How Events Can Mimic Private Membership Networks

“Paid membership community” may technically describe a traditional association, but it’s now more generally recognized as an online business model that facilitates member connections around a common mission or interest. Here’s what events can learn from them.

Author: Nadia Bennet       

group of women smiling with one wearing bad that says Tech Ladies

Tech Ladies, a private community for women in tech, boasts 100,000 members worldwide. (Courtesy Tech Ladies)

Professionals, especially Gen Z, seem hungry to be a part of private networks that often vet their members and offer exclusive benefits. Some examples: Chief, for women executive leaders; Hampton, for high-growth founders; Swipe Files, for marketers; and Tech Ladies, for women in tech. But what makes members shell out what can be big bucks to join these communities? And what should event and association marketers take from this trend?
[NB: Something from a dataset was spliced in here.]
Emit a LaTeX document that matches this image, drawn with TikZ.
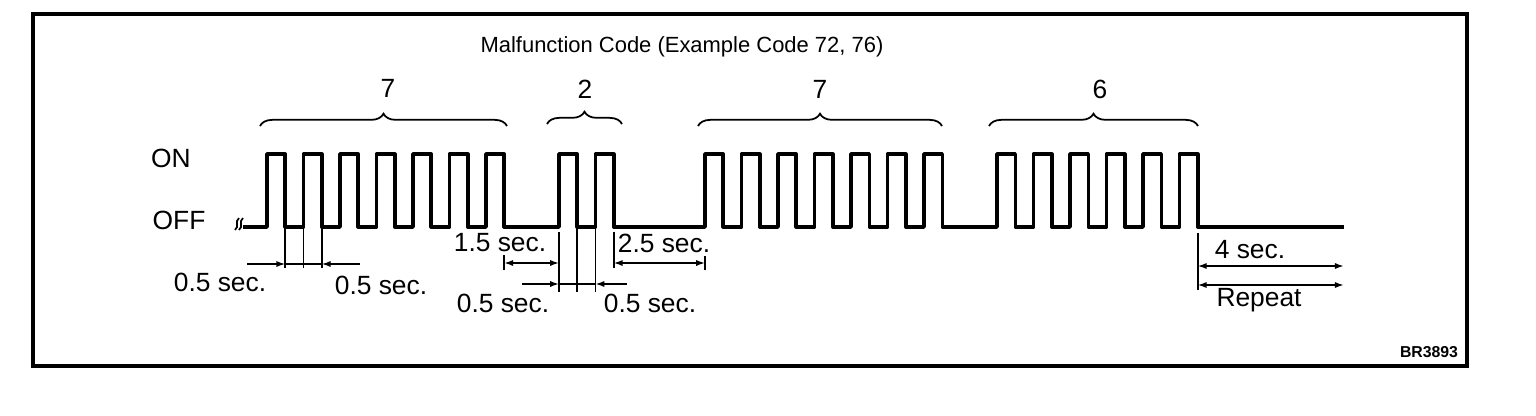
\documentclass[tikz,border=0pt]{standalone}
\usepackage{fontspec}
\setmainfont{Liberation Sans}
\usetikzlibrary{arrows.meta,decorations.pathreplacing}
\definecolor{ink}{HTML}{000000}

\begin{document}
\begin{tikzpicture}[x=0.02cm,y=-0.02cm,font=\fontsize{15}{18}\selectfont,text=ink,
    wave/.style={ink,line width=2pt,line join=round},
    dimline/.style={ink,line width=0.9pt},
    dimtip/.style={dimline,-{Latex[length=5pt,width=3.5pt]}},
    dimboth/.style={dimline,{Latex[length=5pt,width=3.5pt]}-{Latex[length=5pt,width=3.5pt]}},
    groupbrace/.style={ink,line width=1pt,decorate,decoration={brace,amplitude=7pt}}]
  \useasboundingbox (0,0) rectangle (1536,416);
  \draw[ink,line width=2pt] (33,14) rectangle (1467,366);

  \node[font=\fontsize{12.5}{15}\selectfont] (title) at (682,47)
    {Malfunction Code (Example Code 72, 76)};
  \node (on) at (171,158) {ON};
  \node (off) at (179,220) {OFF};

  % break mark and signal
  \draw[ink,line width=1pt] (235,230) .. controls (240,226) and (234,222) .. (239,218);
  \draw[ink,line width=1pt] (239,230) .. controls (244,226) and (238,222) .. (243,218);
  \draw[wave] (243,227) -- (267,227)
    \foreach \n in {1,...,7} { -- ++(0,-73) -- ++(18.25,0) -- ++(0,73) -- ++(18.25,0) }
    -- ++(36.5,0)
    \foreach \n in {1,2} { -- ++(0,-73) -- ++(18.25,0) -- ++(0,73) -- ++(18.25,0) }
    -- ++(73,0)
    \foreach \n in {1,...,7} { -- ++(0,-73) -- ++(18.25,0) -- ++(0,73) -- ++(18.25,0) }
    -- ++(36.5,0)
    \foreach \n in {1,...,6} { -- ++(0,-73) -- ++(18.25,0) -- ++(0,73) -- ++(18.25,0) }
    -- ++(127.75,0);

  % digit groups
  \draw[groupbrace] (260,126) -- (507,126);
  \draw[groupbrace] (547,124) -- (622,124);
  \draw[groupbrace] (698,126) -- (942,126);
  \draw[groupbrace] (989,126) -- (1198,126);
  \node (tens1) at (388,88) {7};
  \node (ones1) at (585,89) {2};
  \node (tens2) at (820,89) {7};
  \node (ones2) at (1100,89) {6};

  % pulse widths, first group
  \coordinate (pl) at (247,264);
  \coordinate (pa) at (285.25,264);
  \coordinate (pb) at (303.5,264);
  \coordinate (pc) at (321.75,264);
  \coordinate (pr) at (360,264);
  \foreach \c in {pa,pb,pc} \draw[dimline] (\c) ++(0,-37) -- ++(0,41);
  \draw[dimtip] (pl) -- (pa);
  \draw[dimtip] (pr) -- (pc);
  \draw[dimline] (pa) -- (pc);
  \node (plow) at (220,282) {0.5 sec.};
  \node (phigh) at (381,285) {0.5 sec.};

  % pulse widths, second group
  \coordinate (ql) at (522,284);
  \coordinate (qa) at (559,284);
  \coordinate (qb) at (577.25,284);
  \coordinate (qc) at (595.5,284);
  \coordinate (qr) at (627,284);
  \draw[dimline] (qa) ++(0,-52) -- ++(0,60);
  \foreach \c in {qb,qc} \draw[dimline] (\c) ++(0,-57) -- ++(0,65);
  \draw[dimtip] (ql) -- (qa);
  \draw[dimtip] (qr) -- (qc);
  \draw[dimline] (qa) -- (qc);
  \node (qhigh) at (503,303) {0.5 sec.};
  \node (qlow) at (650,303) {0.5 sec.};

  % pauses
  \coordinate (ga) at (504.25,263);
  \coordinate (gb) at (559,263);
  \coordinate (gc) at (613.75,263);
  \coordinate (gd) at (705,263);
  \draw[dimline] (ga) ++(0,-8) -- ++(0,15);
  \draw[dimline] (gc) ++(0,-31) -- ++(0,36);
  \draw[dimline] (gd) ++(0,-7) -- ++(0,14);
  \draw[dimboth] (ga) -- (gb);
  \draw[dimboth] (gc) -- (gd);
  \node (short) at (500,243) {1.5 sec.};
  \node (long) at (664,243) {2.5 sec.};

  % repeat
  \coordinate (ra) at (1197.75,266);
  \coordinate (rb) at (1343.75,266);
  \coordinate (rc) at (1197.75,285);
  \coordinate (rd) at (1343.75,285);
  \draw[dimline] (ra) ++(0,-33) -- ++(0,57);
  \draw[dimboth] (ra) -- (rb);
  \draw[dimboth] (rc) -- (rd);
  \node (pause) at (1250,250) {4 sec.};
  \node (again) at (1259,300) {Repeat};

  \node[font=\bfseries\fontsize{9}{11}\selectfont] (figno) at (1429,352) {BR3893};
\end{tikzpicture}
\end{document}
Here are four attributes that make them so attractive:

Belonging — The screen-filtered world we live and work in has made us crave social connection and belonging. Many in the workforce are looking for communities of like-minded individuals to build relationships and further their professional growth. While this is a mainstay of associations, these online communities provide a smorgasbord of ways to connect immediately — large, medium, and small groups, and subsets by industry, role, identity, and more. We all belong to more than one group in our lives and these communities give members a chance to find multiple ways to engage in genuine interactions.

Personalization and control — Giving members control over their experience is key to keeping them engaged in the community. The most exciting feature of even the biggest membership communities is what can be called a “core group,” a small cohort of vetted individuals who meet regularly, online or in person, often with a professional coach — interactions that help members with their specific challenges. As with any relationship, members aren’t only receivers, they also give advice and can act as a mentor within the group.

In addition, the work-focused communities often offer curated professional development and other resources on demand, so members can grow at their own pace. They can also choose to attend online and in-person events.

Organic networking — Speaking of in-person events: For a lot of professionals, especially those who’ve had most of their professional conversations over Zoom, networking in person can be difficult and anxiety-ridden. Finding a supportive community that starts online and then moves into the “real world” can help make in-person events more productive because conversations will start more naturally and easily.

Humanization — Not only is the humanity of each member acknowledged with personalization, belonging, and authentic networking, but the communities themselves are marketed on their own humanity. Many of these communities have been started by one person or a small group of founders. Whether it’s a Peloton instructor or a successful startup entrepreneur, the personality behind a community plays a big role in attracting members. The websites tend to feature the photos, names, and bios of the creators, certain workshop or masterclass presenters, and highlighted members.

young people at dinner event

Members of Hampton, a paid membership network for entrepreneurs, founders, and CEOs, enjoy a dinner event. (Courtesy of Hampton)

Create a Community

There are many ways to leverage membership community values to attract audiences to our events. Here are six:

  1. Facilitate connections that extend beyond the event — before and after.
  2. Include names and pictures of event hosts or executive committee members on your website and in your marketing materials.
  3. Ensure networking isn’t confined to traditional spaces or just the days of the event.
  4. Offer on-demand content for registrants after the conference.
  5. Speak their language — don’t use jargon or outdated marketing messages.
  6. Consider identifying and reaching out to existing communities that align with your target audience to collaborate on content and opportunities.

Nadia Bennet is a copywriter at mdg, A Freeman Company, a full-service marketing and public relations firm specializing in B2B events.